C’erano una volta quelli che non scioperavano e si credeva danneggiassero i lavoratori. I cottimisti ne erano la variante più virtuosa, ma restava una questione di soldi. Oggi siamo invece nell’era degli hobbisti: gente che smania per lavorare gratis. E che, se tenti di impedirglielo, si risente. Pseudogiornalisti compresi.
A me ‘sta storia proprio non va giù.
Per carità, libero chiunque di fare ciò che vuole della propria vita e del proprio tempo, anche se la prodigalità può essere motivo di interdizione.
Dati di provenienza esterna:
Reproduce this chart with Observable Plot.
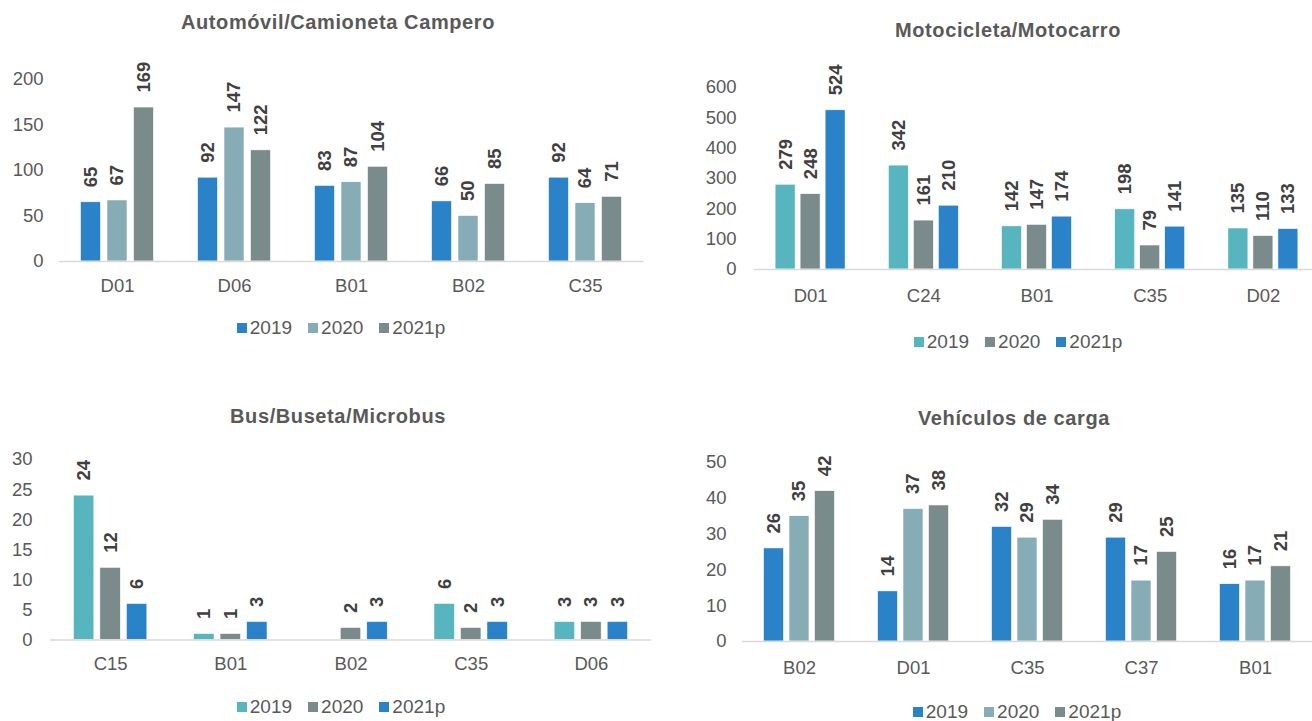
<!DOCTYPE html>
<html><head><meta charset="utf-8">
<script src="https://cdn.jsdelivr.net/npm/d3@7"></script>
<script src="https://cdn.jsdelivr.net/npm/@observablehq/plot@0.6"></script>
<style>
body{margin:0;background:#fff;}
#root{position:relative;width:1312px;height:721px;overflow:hidden;font-family:Arial,"Liberation Sans",sans-serif;background:#fff;}
.title{position:absolute;width:600px;text-align:center;font-weight:bold;font-size:20px;color:#595959;line-height:24px;letter-spacing:0.6px;}
.legend{position:absolute;width:600px;display:flex;justify-content:center;align-items:center;font-size:19px;color:#595959;line-height:16px;height:16px;}
.legend .item{display:flex;align-items:center;margin:0 8px;}
.legend .sw{width:10px;height:10px;margin-right:3px;}
.chart{position:absolute;}
</style></head><body><div id="root"></div>
<script>
const years = ["2019", "2020", "2021p"];

const autoTitle = "Automóvil/Camioneta Campero";
const autoCats = ["D01", "D06", "B01", "B02", "C35"];
const auto2019 = [65, 92, 83, 66, 92];
const auto2020 = [67, 147, 87, 50, 64];
const auto2021 = [169, 122, 104, 85, 71];
const autoTicks = [0, 50, 100, 150, 200];
const autoColors = ["#2A82C8", "#86ACB5", "#7A8B8C"];

const motoTitle = "Motocicleta/Motocarro";
const motoCats = ["D01", "C24", "B01", "C35", "D02"];
const moto2019 = [279, 342, 142, 198, 135];
const moto2020 = [248, 161, 147, 79, 110];
const moto2021 = [524, 210, 174, 141, 133];
const motoTicks = [0, 100, 200, 300, 400, 500, 600];
const motoColors = ["#57B5BF", "#7A8B8C", "#2A82C8"];

const busTitle = "Bus/Buseta/Microbus";
const busCats = ["C15", "B01", "B02", "C35", "D06"];
const bus2019 = [24, 1, null, 6, 3];
const bus2020 = [12, 1, 2, 2, 3];
const bus2021 = [6, 3, 3, 3, 3];
const busTicks = [0, 5, 10, 15, 20, 25, 30];
const busColors = ["#57B5BF", "#7A8B8C", "#2A82C8"];

const cargaTitle = "Vehículos de carga";
const cargaCats = ["B02", "D01", "C35", "C37", "B01"];
const carga2019 = [26, 14, 32, 29, 16];
const carga2020 = [35, 37, 29, 17, 17];
const carga2021 = [42, 38, 34, 25, 21];
const cargaTicks = [0, 10, 20, 30, 40, 50];
const cargaColors = ["#2A82C8", "#86ACB5", "#7A8B8C"];

const root = document.getElementById("root");
const FONT = "Arial, 'Liberation Sans', sans-serif";

function rowsOf(cats, s1, s2, s3) {
  const out = [];
  cats.forEach((c, i) => {
    [s1, s2, s3].forEach((s, j) => {
      if (s[i] != null) out.push({cat: c, year: years[j], value: s[i]});
    });
  });
  return out;
}

function panel(cfg) {
  const rows = rowsOf(cfg.cats, cfg.s1, cfg.s2, cfg.s3);
  const W = cfg.W, H = cfg.H;
  const mL = cfg.frameLeft - cfg.left;
  const mR = cfg.left + W - cfg.frameRight;
  const mT = cfg.yTop - cfg.top;
  const mB = cfg.top + H - cfg.y0;
  const plot = Plot.plot({
    width: W, height: H,
    marginLeft: mL, marginRight: mR, marginTop: mT, marginBottom: mB,
    style: {fontFamily: FONT, fontSize: "18.5px", color: "#595959", background: "transparent", overflow: "visible"},
    fx: {domain: cfg.cats, padding: 0, round: false, label: null},
    x: {domain: years, paddingInner: cfg.pi, paddingOuter: cfg.po, round: false, axis: null},
    y: {domain: [0, cfg.yMax], nice: false, label: null},
    color: {domain: years, range: cfg.colors},
    marks: [
      Plot.barY(rows, {fx: "cat", x: "year", y: "value", fill: "year", stroke: "#fff", strokeWidth: 0.6}),
      Plot.ruleY([0], {stroke: "#D9D9D9", strokeWidth: 1.5}),
      Plot.text(rows, {fx: "cat", x: "year", y: "value", text: d => String(d.value),
        rotate: -90, textAnchor: "start", dy: -15, fontWeight: "bold", fontSize: 18.5, fill: "#404040"}),
      Plot.axisY({ticks: cfg.ticks, tickSize: 0, tickPadding: cfg.tpY, label: null, fontSize: 18.5}),
      Plot.axisFx({anchor: "bottom", tickSize: 0, tickPadding: cfg.tpX, label: null, fontSize: 18.5})
    ]
  });
  plot.classList.add("chart");
  plot.style.left = cfg.left + "px";
  plot.style.top = cfg.top + "px";
  root.appendChild(plot);

  const t = document.createElement("div");
  t.className = "title";
  t.textContent = cfg.title;
  t.style.left = (cfg.titleX - 300) + "px";
  t.style.top = (cfg.titleY - 12) + "px";
  root.appendChild(t);

  const lg = document.createElement("div");
  lg.className = "legend";
  lg.style.left = (cfg.legX - 300) + "px";
  lg.style.top = (cfg.legY - 8) + "px";
  years.forEach((y, i) => {
    const it = document.createElement("div");
    it.className = "item";
    const sw = document.createElement("span");
    sw.className = "sw";
    sw.style.background = cfg.colors[i];
    const lab = document.createElement("span");
    lab.textContent = y;
    it.appendChild(sw); it.appendChild(lab);
    lg.appendChild(it);
  });
  root.appendChild(lg);
}

panel({title: autoTitle, cats: autoCats, s1: auto2019, s2: auto2020, s3: auto2021, ticks: autoTicks, colors: autoColors,
  left: 0, top: 40, W: 660, H: 270, frameLeft: 58.5, frameRight: 643.5, y0: 261, yTop: 78.8, yMax: 200,
  pi: 0.245, po: 0.83, tpY: 15.5, tpX: 17, titleX: 338, titleY: 22, legX: 341, legY: 328});

panel({title: motoTitle, cats: motoCats, s1: moto2019, s2: moto2020, s3: moto2021, ticks: motoTicks, colors: motoColors,
  left: 660, top: 40, W: 665, H: 280, frameLeft: 753.5, frameRight: 1319.5, y0: 269, yTop: 86.7, yMax: 600,
  pi: 0.2, po: 0.864, tpY: 17.5, tpX: 19, titleX: 1008, titleY: 30, legX: 1018, legY: 342});

panel({title: busTitle, cats: busCats, s1: bus2019, s2: bus2020, s3: bus2021, ticks: busTicks, colors: busColors,
  left: 0, top: 430, W: 660, H: 260, frameLeft: 50, frameRight: 651, y0: 639.5, yTop: 459, yMax: 30,
  pi: 0.226, po: 0.881, tpY: 18, tpX: 17, titleX: 338, titleY: 416, legX: 341, legY: 707});

panel({title: cargaTitle, cats: cargaCats, s1: carga2019, s2: carga2020, s3: carga2021, ticks: cargaTicks, colors: cargaColors,
  left: 660, top: 430, W: 652, H: 260, frameLeft: 742, frameRight: 1312, y0: 641, yTop: 462, yMax: 50,
  pi: 0.216, po: 0.843, tpY: 16, tpX: 19, titleX: 1014, titleY: 418, legX: 1017, legY: 712});
</script>
</body></html>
Ma ritenere legittima la pretesa non solo di svolgere gratis certi lavori, mettendo fuori gioco, senza scampo, chi di quei lavori campa, bensì perfino di vedere riconosciute, in virtù del volontariato prestato, le prerogative professionali di chi, appunto, determinate attività le svolge (e le sa svolgere, come asseverato dall’iscrizione a un albo) per mestiere, mi pare pura follia.
Una deriva, anzi una degenerazione del troppo benessere. Una conseguenza dell’infantilismo assurto a stile di vita e prolungato ormai ben oltre quella che un tempo si chiamava mezza età.
Oppure, come ho più volte scritto, una singolare, ma tenace e dilagante forma di masochismo.
Comunque stiano le cose, si tratta di una pericolosa patologia che minaccia di incrinare la fondamentale dicotomia sociale tra il lavoro, cioè la fonte di sostentamento per antonomasia, e il tempo libero, cioè il diporto alla coltivazione del quale, in un mondo normale, la gente dedica (in modo possibilmente giudizioso) l’impiego dei propri risparmi.
La sindrome si manifesta, è ovvio, in quei settori presuntamente “facili” e nei quali ognuno si sente in grado di definirsi capace o di trovare piacere in tutte le sue più edulcorate versioni (“realizzarsi”, “esprimere la propria personalità”, “manifestare un’opinione” e via blaterando).
E quindi via al gioco “siamo tutti opinionisti“, che consiste nello sgomitare per giocare a fare “il mestiere più bello del mondo“, quello che “è sempre meglio che lavorare“: i giornalisti. Naturalmente nell’accezione postmoderna ed edonistica del termine, senza troppo sottilizzare tra informazione e comunicazione, deontologia e conflitti di interesse, tornaconti e amicizie, fatti e, appunto, opinioni.
Salvo poi, quando è tardi – e cioè quando si sono dilapidate migliaia di ore, chilometri, litri di benzina, suole di scarpe e schede telefoniche – accorgersi che di sola gratificazione non si sopravvive, che la visibilità non dà pane e che, ovviamente, qualcuno ci marcia e mette disinvoltamente a frutto la colpevole ingenuità dei volontari per vocazione.
Oggi, ad esempio, ecco uscire una notizia che per tutti gli addetti ai lavori era un dato acquisito da tempo: “La crisi colpisce oltre mille giornalisti/Dal Sole 24 Ore a Rcs, da Libero ad Avvenire, tutte le situazioni a rischio” (qui). Traduzione: si salvi chi può, sebbene a poterlo fare siano ormai sempre più in pochi, perchè il destino della massa è già segnato.
Un’opinione pubblica minimamente consapevole avrebbe trovato di che riflettere.
Resipiscenze, invece, zero. Non ho letto un rigo di rinsavimento da parte di chi rivendica il diritto di rubare il lavoro agli altri facendolo gratis. Sparite le vestali dell’hobbismo. Muti gli aedi tre-euro-pride. Anzi, molti stanno in silenzio a sfregarsi le mani in attesa, come avvoltoi, di potersi installare senza compenso al posto di chi, prima di loro, un compenso almeno lo percepiva.
Succede solo nel mondo della vera o presunta informazione, è chiaro. Mai che ci sia la fila per raccogliere pomodori gratis, fare i manovali gratis, riparare rubinetti gratis. E mai, va da sè, che ci sia manager, direttore o imprenditore che inviti il popolo a lavorare per la gloria (le pernacchie non piacciono a nessuno). Del resto non ce n’è bisogno: è la gente che si offre da sola.
E noi che, come mendicanti, stiamo ancora a raccogliere firme per far sancire il principio dell’equo compenso del nostro lavoro. Mi viene da ridere: è il mondo stesso che ci smentisce!
Il lavoro nero, le morti bianche, gli abusivi, le ispezioni, le vertenze, il praticantato d’ufficio, il contratto, i freelance…buonanotte.
Qui imperversano gli abusivi di se stessi e perfino gli sfruttatori di se stessi, i lavoratori da pomeriggio in poltrona con thè e biscottini, ma di che stiamo parlando?
E’ proprio vero, ognuno ha il “Fuffington” che si merita.